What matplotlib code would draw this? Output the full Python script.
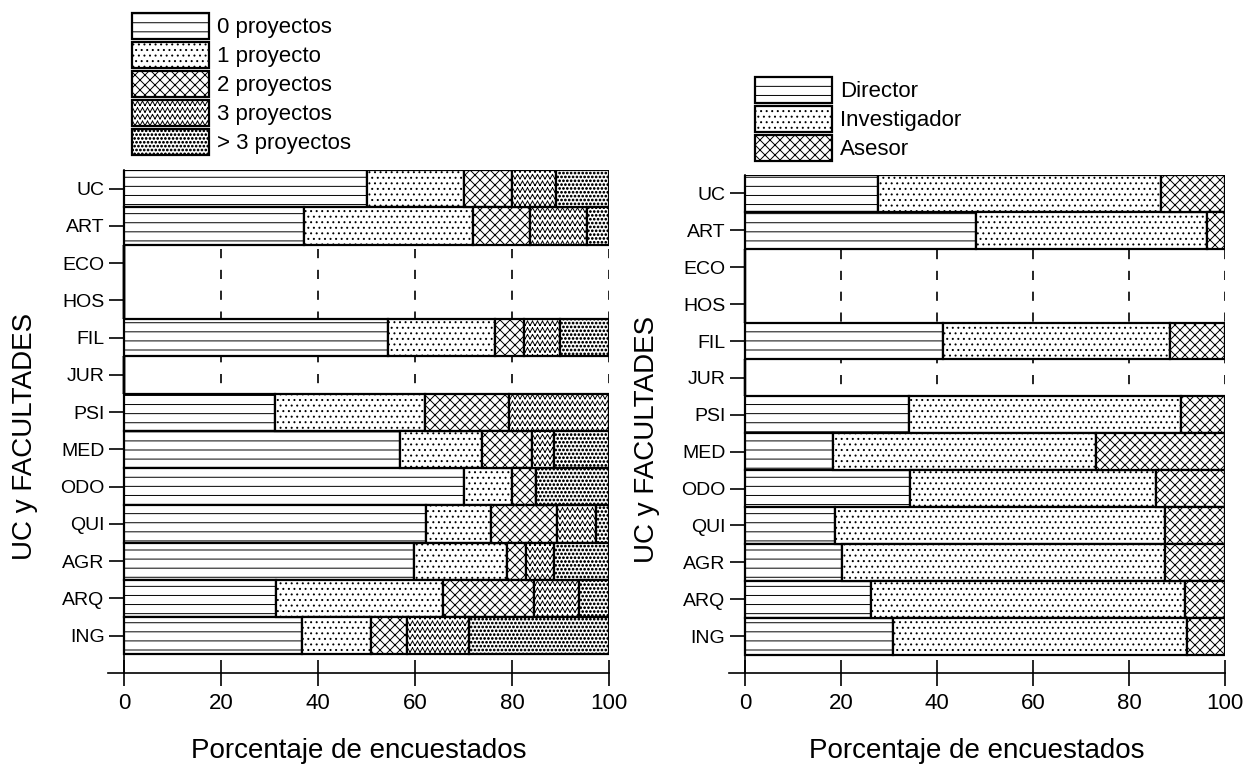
#!/usr/bin/env python3
"""Participación en proyectos y rol desempeñado, por UC y facultades.

Uso:
  python plot.py
"""

import warnings

import numpy as np
import matplotlib

matplotlib.use("Agg")
import matplotlib.pyplot as plt
import matplotlib.hatch as mhatch
from matplotlib.patches import Patch
from matplotlib.path import Path

warnings.filterwarnings("ignore", category=matplotlib.MatplotlibDeprecationWarning)

categorias = ["UC", "ART", "ECO", "HOS", "FIL", "JUR", "PSI",
              "MED", "ODO", "QUI", "AGR", "ARQ", "ING"]

# Número de proyectos en que ha participado (% de encuestados)
proy_0 = [50.0, 37.2, 0, 0, 54.4, 0, 31.1, 56.9, 70.1, 62.2, 59.7, 31.3, 36.6]
proy_1 = [20.0, 34.8, 0, 0, 22.1, 0, 31.0, 17.0, 10.0, 13.5, 19.3, 34.4, 14.3]
proy_2 = [10.0, 11.8, 0, 0, 5.9, 0, 17.3, 10.3, 4.9, 13.5, 3.8, 18.8, 7.4]
proy_3 = [9.0, 11.6, 0, 0, 7.4, 0, 20.6, 4.5, 0.0, 8.1, 5.8, 9.3, 12.8]
proy_mas3 = [11.0, 4.6, 0, 0, 10.2, 0, 0.0, 11.3, 15.0, 2.7, 11.4, 6.2, 28.9]
etiquetas_proy = ["0 proyectos", "1 proyecto", "2 proyectos",
                  "3 proyectos", "> 3 proyectos"]

# Rol desempeñado en el proyecto (% de encuestados)
director = [27.7, 48.1, 0, 0, 41.2, 0, 34.1, 18.4, 34.4, 18.8, 20.2, 26.2, 30.8]
investigador = [58.9, 48.1, 0, 0, 47.3, 0, 56.7, 54.7, 51.3, 68.7, 67.3, 65.5, 61.2]
asesor = [13.4, 3.8, 0, 0, 11.5, 0, 9.2, 26.9, 14.3, 12.5, 12.5, 8.3, 8.0]
etiquetas_rol = ["Director", "Investigador", "Asesor"]

ticks_x = [0, 20, 40, 60, 80, 100]

# Tramas propias: 'h' lineas, '...' puntos finos, 'c' cruzada,
# 'w' ondas, 'd' puntos densos
tramas_proy = ["h", "...", "c", "w", "d"]
tramas_rol = ["h", "...", "c"]


# --- tramas propias -------------------------------------------------------

class TramaHorizontal(mhatch.HatchPatternBase):
    """'h': lineas horizontales, 11 por pulgada."""

    def __init__(self, hatch, density):
        self.num_lines = hatch.count("h") * 11
        self.num_vertices = self.num_lines * 2

    def set_vertices_and_codes(self, vertices, codes):
        filas = (np.arange(self.num_lines) + 0.5) / self.num_lines
        vertices[0::2, 0] = 0.0
        vertices[0::2, 1] = filas
        vertices[1::2, 0] = 1.0
        vertices[1::2, 1] = filas
        codes[0::2] = Path.MOVETO
        codes[1::2] = Path.LINETO


class TramaCruzada(mhatch.HatchPatternBase):
    """'c': diagonales cruzadas, 10 por pulgada."""

    def __init__(self, hatch, density):
        self.num_lines = hatch.count("c") * 10
        if self.num_lines:
            self.num_vertices = 4 * (2 * self.num_lines + 1)
        else:
            self.num_vertices = 0

    def set_vertices_and_codes(self, vertices, codes):
        n = self.num_lines
        d = np.arange(-n, n + 1) / n
        m = len(d)
        vertices[0:2 * m:2] = np.column_stack([d, np.zeros(m)])
        vertices[1:2 * m:2] = np.column_stack([d + 1, np.ones(m)])
        vertices[2 * m::2] = np.column_stack([d, np.ones(m)])
        vertices[2 * m + 1::2] = np.column_stack([d + 1, np.zeros(m)])
        codes[0::2] = Path.MOVETO
        codes[1::2] = Path.LINETO


class TramaOndas(mhatch.HatchPatternBase):
    """'w': filas de zigzag (segmentos sueltos, sin relleno)."""

    def __init__(self, hatch, density):
        self.num_lines = hatch.count("w") * 15
        self.num_segs = 40
        self.num_vertices = self.num_lines * self.num_segs * 2

    def set_vertices_and_codes(self, vertices, codes):
        filas = (np.arange(self.num_lines) + 0.5) / self.num_lines
        xs = np.linspace(0, 1, self.num_segs + 1)
        amp = 0.33 / self.num_lines
        dy = np.where(np.arange(self.num_segs + 1) % 2 == 0, -amp, amp)
        k = 0
        for y0 in filas:
            for i in range(self.num_segs):
                vertices[k] = (xs[i], y0 + dy[i])
                vertices[k + 1] = (xs[i + 1], y0 + dy[i + 1])
                k += 2
        codes[0::2] = Path.MOVETO
        codes[1::2] = Path.LINETO


class TramaPuntosDensos(mhatch.Circles):
    """'d': puntos gruesos y apretados."""
    size = 0.22
    filled = True

    def __init__(self, hatch, density):
        self.num_rows = hatch.count("d") * 26
        super().__init__(hatch, density)


mhatch._hatch_types.extend(
    [TramaHorizontal, TramaCruzada, TramaOndas, TramaPuntosDensos])


# --- dibujo ---------------------------------------------------------------

def dibujar_panel(ax, series, tramas):
    n = len(categorias)
    y = np.arange(n)[::-1]

    # guias discontinuas, solo se ven donde no hay barra
    ax.vlines(ticks_x[1:], -0.5, n - 0.5, colors="black",
              linestyles=(0, (5.5, 7.0)), linewidth=1.2, zorder=1)

    izquierda = np.zeros(n)
    for valores, trama in zip(series, tramas):
        ax.barh(y, valores, left=izquierda, height=1.0, color="white",
                edgecolor="black", linewidth=1.6, hatch=trama, zorder=2)
        izquierda += np.array(valores, dtype=float)

    ax.set_xlim(-3.3, 100)
    ax.set_ylim(-1, n - 0.5)
    for lado in ("top", "right"):
        ax.spines[lado].set_visible(False)
    ax.spines["left"].set_position(("data", 0))
    ax.spines["left"].set_linewidth(1.2)
    ax.spines["bottom"].set_linewidth(1.2)

    ax.set_xticks(ticks_x)
    ax.set_yticks(y, categorias)
    ax.tick_params(axis="x", direction="inout", length=19, width=1.2,
                   labelsize=16, pad=5)
    ax.tick_params(axis="y", direction="out", length=11, width=1.2,
                   labelsize=14, pad=3)
    ax.set_xlabel("Porcentaje de encuestados", fontsize=20, labelpad=17)
    ax.set_ylabel("UC y FACULTADES", fontsize=20)
    ax.yaxis.set_label_coords(-0.14, 0.47)


def leyenda(fig, tramas, etiquetas, x, y):
    fs_px = 16 * 100 / 72
    handles = [Patch(facecolor="white", edgecolor="black", linewidth=1.6,
                     hatch=t) for t in tramas]
    fig.legend(handles, etiquetas, loc="upper left",
               bbox_to_anchor=(x / 1244, 1 - y / 764), frameon=False,
               fontsize=16, borderpad=0, borderaxespad=0,
               handlelength=77 / fs_px, handleheight=1.425,
               handletextpad=8 / fs_px, labelspacing=3 / fs_px)


def main():
    plt.rcParams["font.family"] = ["Liberation Sans", "DejaVu Sans"]
    plt.rcParams["hatch.linewidth"] = 0.7

    fig = plt.figure(figsize=(12.44, 7.64), dpi=100)
    ax1 = fig.add_axes([108 / 1244, 91 / 764, 501 / 1244, 503 / 764])
    ax2 = fig.add_axes([729 / 1244, 91 / 764, 496 / 1244, 498 / 764])

    dibujar_panel(ax1, [proy_0, proy_1, proy_2, proy_3, proy_mas3], tramas_proy)
    dibujar_panel(ax2, [director, investigador, asesor], tramas_rol)

    leyenda(fig, tramas_proy, etiquetas_proy, 132, 13)
    leyenda(fig, tramas_rol, etiquetas_rol, 755, 77)

    fig.savefig("out.png", dpi=100)


if __name__ == "__main__":
    main()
________________
Goal -
Without the pictures, transcribe the listing above exactly.

Result for this task -
What matplotlib code would draw this? Output the full Python script.
#!/usr/bin/env python3
"""Participación en proyectos y rol desempeñado, por UC y facultades.

Uso:
  python plot.py
"""

import warnings

import numpy as np
import matplotlib

matplotlib.use("Agg")
import matplotlib.pyplot as plt
import matplotlib.hatch as mhatch
from matplotlib.patches import Patch
from matplotlib.path import Path

warnings.filterwarnings("ignore", category=matplotlib.MatplotlibDeprecationWarning)

categorias = ["UC", "ART", "ECO", "HOS", "FIL", "JUR", "PSI",
              "MED", "ODO", "QUI", "AGR", "ARQ", "ING"]

# Número de proyectos en que ha participado (% de encuestados)
proy_0 = [50.0, 37.2, 0, 0, 54.4, 0, 31.1, 56.9, 70.1, 62.2, 59.7, 31.3, 36.6]
proy_1 = [20.0, 34.8, 0, 0, 22.1, 0, 31.0, 17.0, 10.0, 13.5, 19.3, 34.4, 14.3]
proy_2 = [10.0, 11.8, 0, 0, 5.9, 0, 17.3, 10.3, 4.9, 13.5, 3.8, 18.8, 7.4]
proy_3 = [9.0, 11.6, 0, 0, 7.4, 0, 20.6, 4.5, 0.0, 8.1, 5.8, 9.3, 12.8]
proy_mas3 = [11.0, 4.6, 0, 0, 10.2, 0, 0.0, 11.3, 15.0, 2.7, 11.4, 6.2, 28.9]
etiquetas_proy = ["0 proyectos", "1 proyecto", "2 proyectos",
                  "3 proyectos", "> 3 proyectos"]

# Rol desempeñado en el proyecto (% de encuestados)
director = [27.7, 48.1, 0, 0, 41.2, 0, 34.1, 18.4, 34.4, 18.8, 20.2, 26.2, 30.8]
investigador = [58.9, 48.1, 0, 0, 47.3, 0, 56.7, 54.7, 51.3, 68.7, 67.3, 65.5, 61.2]
asesor = [13.4, 3.8, 0, 0, 11.5, 0, 9.2, 26.9, 14.3, 12.5, 12.5, 8.3, 8.0]
etiquetas_rol = ["Director", "Investigador", "Asesor"]

ticks_x = [0, 20, 40, 60, 80, 100]

# Tramas propias: 'h' lineas, '...' puntos finos, 'c' cruzada,
# 'w' ondas, 'd' puntos densos
tramas_proy = ["h", "...", "c", "w", "d"]
tramas_rol = ["h", "...", "c"]


# --- tramas propias -------------------------------------------------------

class TramaHorizontal(mhatch.HatchPatternBase):
    """'h': lineas horizontales, 11 por pulgada."""

    def __init__(self, hatch, density):
        self.num_lines = hatch.count("h") * 11
        self.num_vertices = self.num_lines * 2

    def set_vertices_and_codes(self, vertices, codes):
        filas = (np.arange(self.num_lines) + 0.5) / self.num_lines
        vertices[0::2, 0] = 0.0
        vertices[0::2, 1] = filas
        vertices[1::2, 0] = 1.0
        vertices[1::2, 1] = filas
        codes[0::2] = Path.MOVETO
        codes[1::2] = Path.LINETO


class TramaCruzada(mhatch.HatchPatternBase):
    """'c': diagonales cruzadas, 10 por pulgada."""

    def __init__(self, hatch, density):
        self.num_lines = hatch.count("c") * 10
        if self.num_lines:
            self.num_vertices = 4 * (2 * self.num_lines + 1)
        else:
            self.num_vertices = 0

    def set_vertices_and_codes(self, vertices, codes):
        n = self.num_lines
        d = np.arange(-n, n + 1) / n
        m = len(d)
        vertices[0:2 * m:2] = np.column_stack([d, np.zeros(m)])
        vertices[1:2 * m:2] = np.column_stack([d + 1, np.ones(m)])
        vertices[2 * m::2] = np.column_stack([d, np.ones(m)])
        vertices[2 * m + 1::2] = np.column_stack([d + 1, np.zeros(m)])
        codes[0::2] = Path.MOVETO
        codes[1::2] = Path.LINETO


class TramaOndas(mhatch.HatchPatternBase):
    """'w': filas de zigzag (segmentos sueltos, sin relleno)."""

    def __init__(self, hatch, density):
        self.num_lines = hatch.count("w") * 15
        self.num_segs = 40
        self.num_vertices = self.num_lines * self.num_segs * 2

    def set_vertices_and_codes(self, vertices, codes):
        filas = (np.arange(self.num_lines) + 0.5) / self.num_lines
        xs = np.linspace(0, 1, self.num_segs + 1)
        amp = 0.33 / self.num_lines
        dy = np.where(np.arange(self.num_segs + 1) % 2 == 0, -amp, amp)
        k = 0
        for y0 in filas:
            for i in range(self.num_segs):
                vertices[k] = (xs[i], y0 + dy[i])
                vertices[k + 1] = (xs[i + 1], y0 + dy[i + 1])
                k += 2
        codes[0::2] = Path.MOVETO
        codes[1::2] = Path.LINETO


class TramaPuntosDensos(mhatch.Circles):
    """'d': puntos gruesos y apretados."""
    size = 0.22
    filled = True

    def __init__(self, hatch, density):
        self.num_rows = hatch.count("d") * 26
        super().__init__(hatch, density)


mhatch._hatch_types.extend(
    [TramaHorizontal, TramaCruzada, TramaOndas, TramaPuntosDensos])


# --- dibujo ---------------------------------------------------------------

def dibujar_panel(ax, series, tramas):
    n = len(categorias)
    y = np.arange(n)[::-1]

    # guias discontinuas, solo se ven donde no hay barra
    ax.vlines(ticks_x[1:], -0.5, n - 0.5, colors="black",
              linestyles=(0, (5.5, 7.0)), linewidth=1.2, zorder=1)

    izquierda = np.zeros(n)
    for valores, trama in zip(series, tramas):
        ax.barh(y, valores, left=izquierda, height=1.0, color="white",
                edgecolor="black", linewidth=1.6, hatch=trama, zorder=2)
        izquierda += np.array(valores, dtype=float)

    ax.set_xlim(-3.3, 100)
    ax.set_ylim(-1, n - 0.5)
    for lado in ("top", "right"):
        ax.spines[lado].set_visible(False)
    ax.spines["left"].set_position(("data", 0))
    ax.spines["left"].set_linewidth(1.2)
    ax.spines["bottom"].set_linewidth(1.2)

    ax.set_xticks(ticks_x)
    ax.set_yticks(y, categorias)
    ax.tick_params(axis="x", direction="inout", length=19, width=1.2,
                   labelsize=16, pad=5)
    ax.tick_params(axis="y", direction="out", length=11, width=1.2,
                   labelsize=14, pad=3)
    ax.set_xlabel("Porcentaje de encuestados", fontsize=20, labelpad=17)
    ax.set_ylabel("UC y FACULTADES", fontsize=20)
    ax.yaxis.set_label_coords(-0.14, 0.47)


def leyenda(fig, tramas, etiquetas, x, y):
    fs_px = 16 * 100 / 72
    handles = [Patch(facecolor="white", edgecolor="black", linewidth=1.6,
                     hatch=t) for t in tramas]
    fig.legend(handles, etiquetas, loc="upper left",
               bbox_to_anchor=(x / 1244, 1 - y / 764), frameon=False,
               fontsize=16, borderpad=0, borderaxespad=0,
               handlelength=77 / fs_px, handleheight=1.425,
               handletextpad=8 / fs_px, labelspacing=3 / fs_px)


def main():
    plt.rcParams["font.family"] = ["Liberation Sans", "DejaVu Sans"]
    plt.rcParams["hatch.linewidth"] = 0.7

    fig = plt.figure(figsize=(12.44, 7.64), dpi=100)
    ax1 = fig.add_axes([108 / 1244, 91 / 764, 501 / 1244, 503 / 764])
    ax2 = fig.add_axes([729 / 1244, 91 / 764, 496 / 1244, 498 / 764])

    dibujar_panel(ax1, [proy_0, proy_1, proy_2, proy_3, proy_mas3], tramas_proy)
    dibujar_panel(ax2, [director, investigador, asesor], tramas_rol)

    leyenda(fig, tramas_proy, etiquetas_proy, 132, 13)
    leyenda(fig, tramas_rol, etiquetas_rol, 755, 77)

    fig.savefig("out.png", dpi=100)


if __name__ == "__main__":
    main()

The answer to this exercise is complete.